Panellists onstage at PERE’s Investor Forum in Amsterdam reiterated how one of the most important facets in private real estate money-manager dynamic was immediate access for the investor.
A panel session at the Forum, in Amsterdam, titled ‘Examining the investor –manager relationship’ put that high in a list of investor wants.
On the panel along with moderator Indeesh Tangeraas, senior investment director at Cambridge Associates, were Daniel Gorzawski, managing director of Harrison Street Real Estate; Catherine Hong, executive director at Morgan Stanley; Witsard Schaper, CPPIB’s director of real estate investments; and Sophie van Ooesterom, chief investment officer EMEA at CBRE Global Investors.
“It’s very important to have access to the managers at all times, whether that is through email, phone or in person,” Schaper said, adding: “managers should be sharing everything with the investors, minus sensitive corporate material. It is the investor’s money, so they have the right to know.”
But Schaper also suggested that keeping a limit on the amount of investment managers a given investor is working with. ““We like to invest with partners that can take more capital, essentially commit more but with fewer partners so we can monitor capital more efficiently,” he added.
However, for Hong and Gorzawski, transparency was the key to earning the trust of investors.
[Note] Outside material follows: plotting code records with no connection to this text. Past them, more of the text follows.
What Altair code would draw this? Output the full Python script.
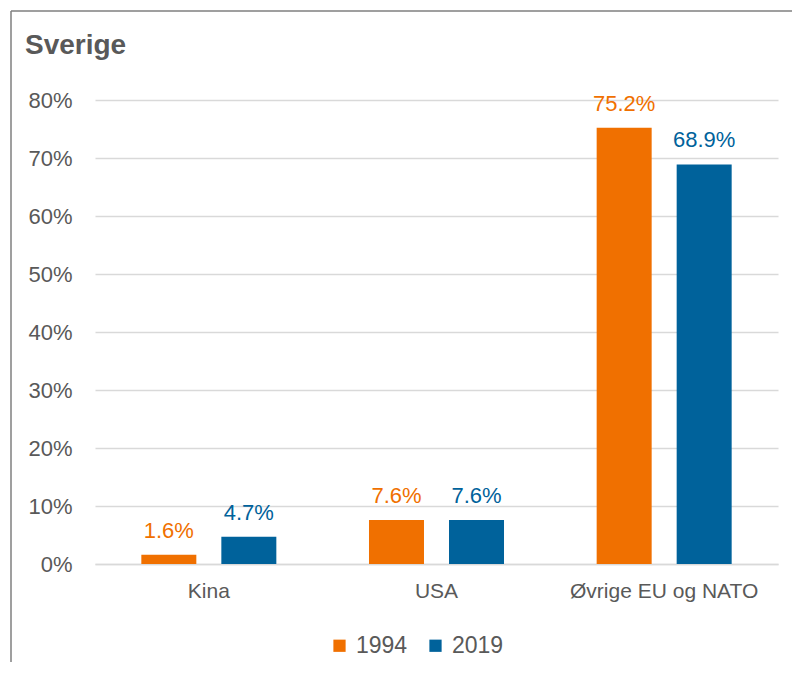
import altair as alt
import pandas as pd

regions = ["Kina", "USA", "Øvrige EU og NATO"]
years = ["1994", "2019"]
v1994 = [1.6, 7.6, 75.2]
v2019 = [4.7, 7.6, 68.9]
colors = ["#F07000", "#00629B"]
y_ticks = [0, 10, 20, 30, 40, 50, 60, 70, 80]
title_text = "Sverige"

rows = []
for r, a, b in zip(regions, v1994, v2019):
    rows.append({"Region": r, "Year": years[0], "Value": a})
    rows.append({"Region": r, "Year": years[1], "Value": b})
df = pd.DataFrame(rows)

FONT = "Liberation Sans"
GRAY = "#595959"

base = alt.Chart(df).transform_calculate(
    label="format(datum.Value, '.1f') + '%'"
).encode(
    x=alt.X("Region:N", sort=regions, title=None,
            scale=alt.Scale(paddingInner=0, paddingOuter=0),
            axis=alt.Axis(labelAngle=0, labelFontSize=21, labelColor=GRAY, labelFont=FONT,
                          labelPadding=16, labelLimit=0, ticks=False, domainColor="#D9D9D9",
                          domainWidth=1.5)),
    xOffset=alt.XOffset("Year:N", sort=years,
                        scale=alt.Scale(paddingInner=0.3125, paddingOuter=0.579)),
    y=alt.Y("Value:Q", title=None,
            scale=alt.Scale(domain=[0, 80], nice=False),
            axis=alt.Axis(values=y_ticks, labelExpr="datum.value + '%'", labelFontSize=22,
                          labelColor=GRAY, labelFont=FONT, labelPadding=23, ticks=False,
                          domain=False, gridColor="#D9D9D9", gridWidth=1.5)),
    color=alt.Color("Year:N", sort=years, scale=alt.Scale(domain=years, range=colors),
                    legend=alt.Legend(title=None, orient="none", legendX=233, legendY=534,
                                      direction="horizontal", symbolType="square",
                                      symbolSize=150, symbolStrokeWidth=0, labelFontSize=23,
                                      labelColor=GRAY, labelFont=FONT, labelOffset=5,
                                      columnPadding=16, padding=0)),
)

bars = base.mark_bar(size=55)
labels = base.mark_text(baseline="alphabetic", dy=-17, fontSize=22, font=FONT).encode(
    text="label:N"
)

frame_df = pd.DataFrame({"t": [title_text]})
left_line = alt.Chart(frame_df).mark_rule(color="#7F7F7F", strokeWidth=1.5).encode(
    x=alt.value(-84), y=alt.value(-89), y2=alt.value(580)
)
top_line = alt.Chart(frame_df).mark_rule(color="#7F7F7F", strokeWidth=1.5).encode(
    x=alt.value(-84), x2=alt.value(720), y=alt.value(-89)
)
title = alt.Chart(frame_df).mark_text(
    align="left", baseline="alphabetic", fontSize=28, font=FONT, fontWeight="bold", color=GRAY
).encode(x=alt.value(-70), y=alt.value(-46), text="t:N")

chart = alt.layer(bars, labels, left_line, top_line, title).properties(
    width=683,
    height=464,
    padding={"left": 87, "top": 92, "right": 14, "bottom": 98},
    autosize=alt.AutoSizeParams(type="none"),
).configure_view(stroke=None)

chart.save("out.html", embed_options={"renderer": "svg", "actions": False})
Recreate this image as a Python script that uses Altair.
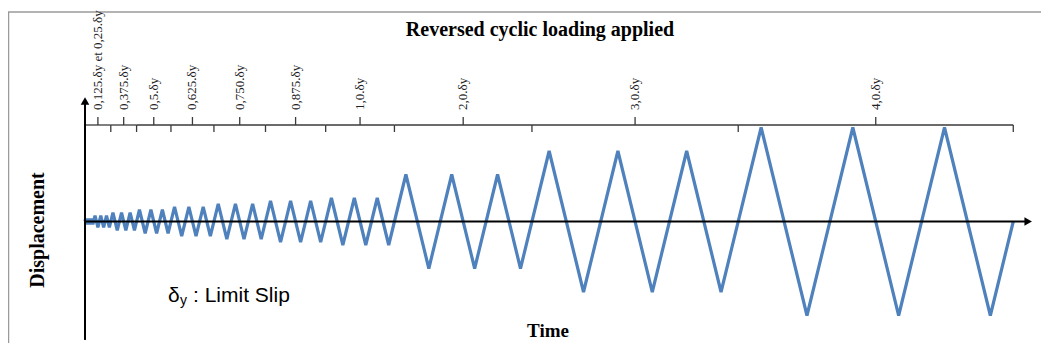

“We want long-term relationships with these investors so creating that trust early and over the relationship is vital,” said Gorzawski.
“At an AGM, there shouldn’t be any surprises for investors in a given quarterly report if the communication between money and manager is good,” said Hong.” They are usually a great opportunity to meet investors and talk to them about the funds or assets, I really value those investor-only times.”
For van Ooesterom, it is a two-way street, investment managers should know what is expected of them and investor should know where their direct involvement begins and ends. “There should be a constant dialogue so we know what responsibilities they want themselves and what they expect from us,” she said.
“Some investors believe they should not be involved in decision-making, they have underwritten the investment manager to make those decisions,” added van Ooesterom.
One delegate at the conference asked the panel if they had seen a tendency from investors to cut out the manager, potentially saving fees.
“In 2007/08,” said van Ooesterom. “there was a trend for bigger investors to align to the operating partners directly. I find that it goes in cycles, sometimes it’s hard to find precise alignment with an operating partner on the ground,” she added.
“One thing we are doing is telling investors that we can be the operating partner because we have our own asset management business, we specialize in retail, so we’re not just a ‘box-ticking’ partner but we can do the work on the ground too,” van Ooesterom said.
Schaper rounded off the panel session by suggested that any forthcoming cyclical conclusion would answer a lot of unanswered questions. “We are getting closer and closer to that final stage of the cycle, no one has a crystal ball, but there is still a lot to be tested and when liquidity falls away, which it will do, how will the fund structures and fund documents survive?” he said.